The report went on to say that 50 percent of children enrolled in schools complete their primary education. According to the report, the situation of secondary education is worse, as only 40 percent of secondary school age boys and 5 percent of the girls are enrolled in schools. Additionally, the government and private universities admit only small numbers of high school leavers.

With regard to the right of having equal access to healthcare, the report used many indicators to assess the health situation in Yemen. The relevant figures concentrate on life expectancy after birth and the mortality rates of breastfed babies, under age 5 infants and pregnant women. Except for Sudan and Djibouti, life expectancy after birth in Yemen has one of the lowest rates in the Arab world. As life expectancy of Yemen's population is averaged at 61 years, it is estimated at 70, 72, and 74 years in Egypt, Saudi Arabia, and Oman respectively.

When it comes to labor and poverty, it is difficult for one to obtain authentic scores on unemployment rates in Yemen. There are scores via which the government attempts to reduce the estimates for political reasons while several international organizations interested in humanitarian issues work hard with the aim of providing authentic scores of what happens in real-life situation.

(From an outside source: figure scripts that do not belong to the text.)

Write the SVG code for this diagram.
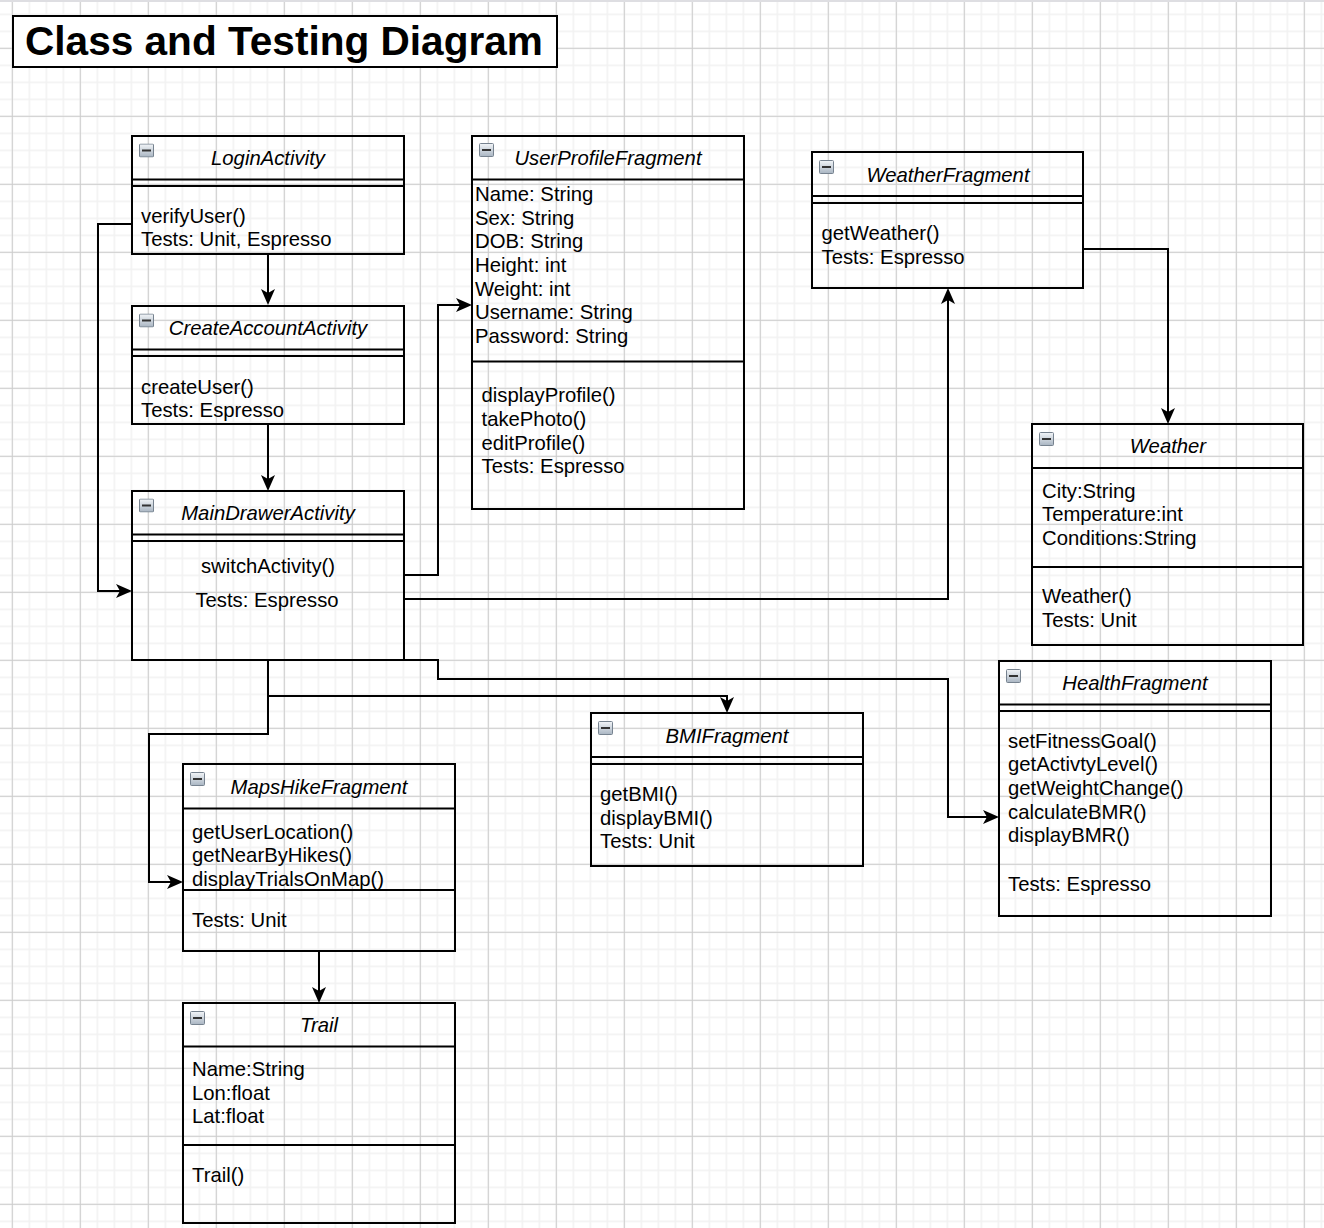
<svg xmlns="http://www.w3.org/2000/svg" width="1324" height="1228" viewBox="0 0 1324 1228">
<defs>
<style>
.box{fill:none;stroke:#000;stroke-width:2}
.sep{stroke:#000;stroke-width:2}
.t{font-family:"Liberation Sans",Arial,Helvetica,sans-serif;font-size:20.3px;fill:#000}
.h{font-style:italic;text-anchor:middle}
.c{text-anchor:middle}
.edge{fill:none;stroke:#000;stroke-width:2;marker-end:url(#arr)}
</style>
<pattern id="minor" patternUnits="userSpaceOnUse" x="11.55" y="13.55" width="17" height="17">
<rect x="0" y="0" width="1.5" height="17" fill="#f1f1f1"/>
<rect x="0" y="0" width="17" height="1.5" fill="#f1f1f1"/>
</pattern>
<pattern id="major" patternUnits="userSpaceOnUse" x="11.8" y="47.8" width="68" height="68">
<rect x="0" y="0" width="1" height="68" fill="#cdcdcd"/>
<rect x="0" y="0" width="68" height="1" fill="#cdcdcd"/>
</pattern>
<linearGradient id="ig" x1="0" y1="0" x2="0" y2="1">
<stop offset="0" stop-color="#f2f5f8"/>
<stop offset="1" stop-color="#a9b5c2"/>
</linearGradient>
<symbol id="minus" viewBox="0 0 15 14" width="15" height="14">
<rect x="0.5" y="0.5" width="14" height="13" rx="1" fill="url(#ig)" stroke="#76828f" stroke-width="1"/>
<rect x="3" y="6" width="9" height="2" fill="#333"/>
</symbol>
<marker id="arr" markerUnits="userSpaceOnUse" markerWidth="16" markerHeight="14" viewBox="0 0 16 14" refX="4" refY="7" orient="auto">
<path d="M0,0 L16,7 L0,14 L4,7 Z" fill="#000"/>
</marker>
</defs>
<rect x="0" y="0" width="1324" height="1228" fill="#fff"/>
<rect x="0" y="0" width="1324" height="1228" fill="url(#minor)"/>
<rect x="0" y="0" width="1324" height="1228" fill="url(#major)"/>
<rect x="0" y="0" width="1324" height="2" fill="#dedee2"/>

<g id="title">
<rect x="13" y="16" width="544" height="51" fill="#fff" stroke="#000" stroke-width="2"/>
<text x="25" y="55" style="font-family:'Liberation Sans',Arial,Helvetica,sans-serif;font-size:40.6px;font-weight:bold">Class and Testing Diagram</text>
</g>

<g id="connectors">
<path class="edge" d="M268,254 V293"/>
<path class="edge" d="M268,424 V479"/>
<path class="edge" d="M132,224 H98 V591 H120"/>
<path class="edge" d="M404,575 H438 V305 H460"/>
<path class="edge" d="M404,599 H948 V300"/>
<path class="edge" d="M1083,249 H1168 V412"/>
<path class="edge" d="M268,660 V696 H727 V701"/>
<path class="edge" d="M268,660 V734 H149 V882 H171"/>
<path class="edge" d="M404,660 H438 V679 H948 V817 H987"/>
<path class="edge" d="M319,951 V991"/>
</g>

<g id="LoginActivity">
<rect class="box" x="132" y="136" width="272" height="118"/>
<line class="sep" x1="132" y1="179.5" x2="404" y2="179.5"/>
<line class="sep" x1="132" y1="186" x2="404" y2="186"/>
<use href="#minus" x="139" y="143.5"/>
<text class="t h" x="268" y="165">LoginActivity</text>
<text class="t" x="141" y="222.5">verifyUser()</text>
<text class="t" x="141" y="246">Tests: Unit, Espresso</text>
</g>

<g id="CreateAccountActivity">
<rect class="box" x="132" y="306" width="272" height="118"/>
<line class="sep" x1="132" y1="349.5" x2="404" y2="349.5"/>
<line class="sep" x1="132" y1="356" x2="404" y2="356"/>
<use href="#minus" x="139" y="313.5"/>
<text class="t h" x="268" y="335">CreateAccountActivity</text>
<text class="t" x="141" y="393.5">createUser()</text>
<text class="t" x="141" y="417">Tests: Espresso</text>
</g>

<g id="MainDrawerActivity">
<rect class="box" x="132" y="491" width="272" height="169"/>
<line class="sep" x1="132" y1="534.5" x2="404" y2="534.5"/>
<line class="sep" x1="132" y1="541" x2="404" y2="541"/>
<use href="#minus" x="139" y="498.5"/>
<text class="t h" x="268" y="520">MainDrawerActivity</text>
<text class="t c" x="268" y="572.5">switchActivity()</text>
<text class="t c" x="267" y="606.5">Tests: Espresso</text>
</g>

<g id="UserProfileFragment">
<rect class="box" x="472" y="136" width="272" height="373"/>
<line class="sep" x1="472" y1="179.5" x2="744" y2="179.5"/>
<line class="sep" x1="472" y1="361.5" x2="744" y2="361.5"/>
<use href="#minus" x="479" y="143"/>
<text class="t h" x="608" y="165">UserProfileFragment</text>
<text class="t" x="475" y="201">Name: String</text>
<text class="t" x="475" y="224.7">Sex: String</text>
<text class="t" x="475" y="248.3">DOB: String</text>
<text class="t" x="475" y="272">Height: int</text>
<text class="t" x="475" y="295.7">Weight: int</text>
<text class="t" x="475" y="319.3">Username: String</text>
<text class="t" x="475" y="343">Password: String</text>
<text class="t" x="481.5" y="402.3">displayProfile()</text>
<text class="t" x="481.5" y="426">takePhoto()</text>
<text class="t" x="481.5" y="449.7">editProfile()</text>
<text class="t" x="481.5" y="473.3">Tests: Espresso</text>
</g>

<g id="WeatherFragment">
<rect class="box" x="812" y="152" width="271" height="136"/>
<line class="sep" x1="812" y1="196" x2="1083" y2="196"/>
<line class="sep" x1="812" y1="203" x2="1083" y2="203"/>
<use href="#minus" x="819" y="160"/>
<text class="t h" x="948" y="181.5">WeatherFragment</text>
<text class="t" x="821.5" y="240">getWeather()</text>
<text class="t" x="821.5" y="264">Tests: Espresso</text>
</g>

<g id="Weather">
<rect class="box" x="1032" y="424" width="271" height="221"/>
<line class="sep" x1="1032" y1="468" x2="1303" y2="468"/>
<line class="sep" x1="1032" y1="567" x2="1303" y2="567"/>
<use href="#minus" x="1039" y="432"/>
<text class="t h" x="1168" y="453">Weather</text>
<text class="t" x="1042" y="497.5">City:String</text>
<text class="t" x="1042" y="521">Temperature:int</text>
<text class="t" x="1042" y="544.5">Conditions:String</text>
<text class="t" x="1042" y="603">Weather()</text>
<text class="t" x="1042" y="626.5">Tests: Unit</text>
</g>

<g id="BMIFragment">
<rect class="box" x="591" y="713" width="272" height="153"/>
<line class="sep" x1="591" y1="757" x2="863" y2="757"/>
<line class="sep" x1="591" y1="764" x2="863" y2="764"/>
<use href="#minus" x="598" y="721"/>
<text class="t h" x="727" y="742.5">BMIFragment</text>
<text class="t" x="600" y="801">getBMI()</text>
<text class="t" x="600" y="824.7">displayBMI()</text>
<text class="t" x="600" y="848.3">Tests: Unit</text>
</g>

<g id="HealthFragment">
<rect class="box" x="999" y="661" width="272" height="255"/>
<line class="sep" x1="999" y1="704.5" x2="1271" y2="704.5"/>
<line class="sep" x1="999" y1="711" x2="1271" y2="711"/>
<use href="#minus" x="1006" y="669"/>
<text class="t h" x="1135" y="690">HealthFragment</text>
<text class="t" x="1008" y="747.5">setFitnessGoal()</text>
<text class="t" x="1008" y="771.2">getActivtyLevel()</text>
<text class="t" x="1008" y="794.8">getWeightChange()</text>
<text class="t" x="1008" y="818.5">calculateBMR()</text>
<text class="t" x="1008" y="842.2">displayBMR()</text>
<text class="t" x="1008" y="890.5">Tests: Espresso</text>
</g>

<g id="MapsHikeFragment">
<rect class="box" x="183" y="764" width="272" height="187"/>
<line class="sep" x1="183" y1="808.5" x2="455" y2="808.5"/>
<line class="sep" x1="183" y1="890" x2="455" y2="890"/>
<use href="#minus" x="190" y="772"/>
<text class="t h" x="319" y="793.5">MapsHikeFragment</text>
<text class="t" x="192" y="838.5">getUserLocation()</text>
<text class="t" x="192" y="862.2">getNearByHikes()</text>
<text class="t" x="192" y="885.8">displayTrialsOnMap()</text>
<text class="t" x="192" y="926.5">Tests: Unit</text>
</g>

<g id="Trail">
<rect class="box" x="183" y="1003" width="272" height="220"/>
<line class="sep" x1="183" y1="1046.5" x2="455" y2="1046.5"/>
<line class="sep" x1="183" y1="1145" x2="455" y2="1145"/>
<use href="#minus" x="190" y="1011"/>
<text class="t h" x="319" y="1032">Trail</text>
<text class="t" x="192" y="1076">Name:String</text>
<text class="t" x="192" y="1099.7">Lon:float</text>
<text class="t" x="192" y="1123.3">Lat:float</text>
<text class="t" x="192" y="1181.5">Trail()</text>
</g>
</svg>
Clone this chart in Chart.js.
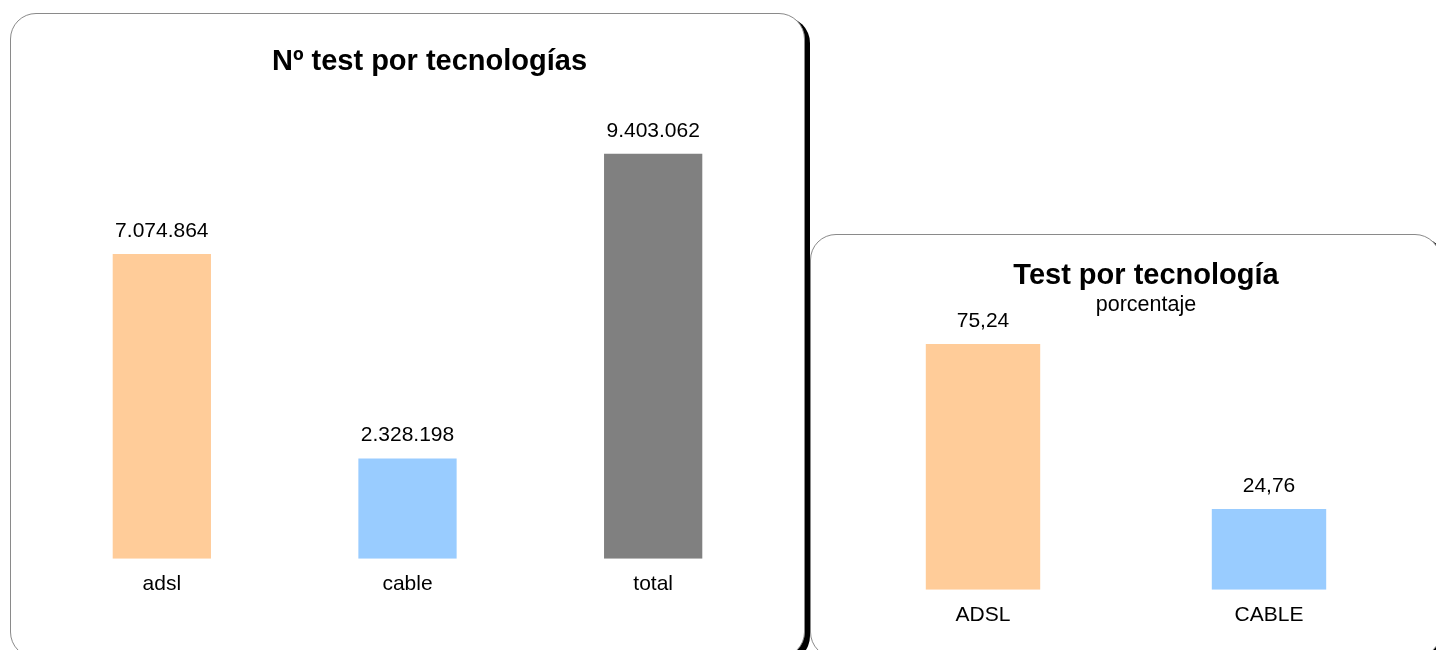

Represented by the Ministry of Social Affairs and Labor, the Yemeni government estimates unemployment at 17 percent of the overall workforce in 2005, but the Central Intelligence Agency estimated the unemployment in Yemen at 35 percent of the workforce while other estimates calculated the unemployment rates at 40 percent of the workforce.

Prior to the 1990 Reunification, the social development was controlled by the two regimes in both parts of the country. In South Yemen hard efforts were exerted to eliminate any bureaucracy and influential sheikhs and religious scholars under the cover of establishing equality in favor of the class of laborers, but the opposite happened in North Yemen where tribal and traditional sheiks were lavishly supported by the government at the expense of national development. All these phenomena and factors compelled leadership of the Joint Meeting Parties to propose a project for comprehensive reforms to help the country escape the bad consequences of the rampant corruption exercised in most of the government offices.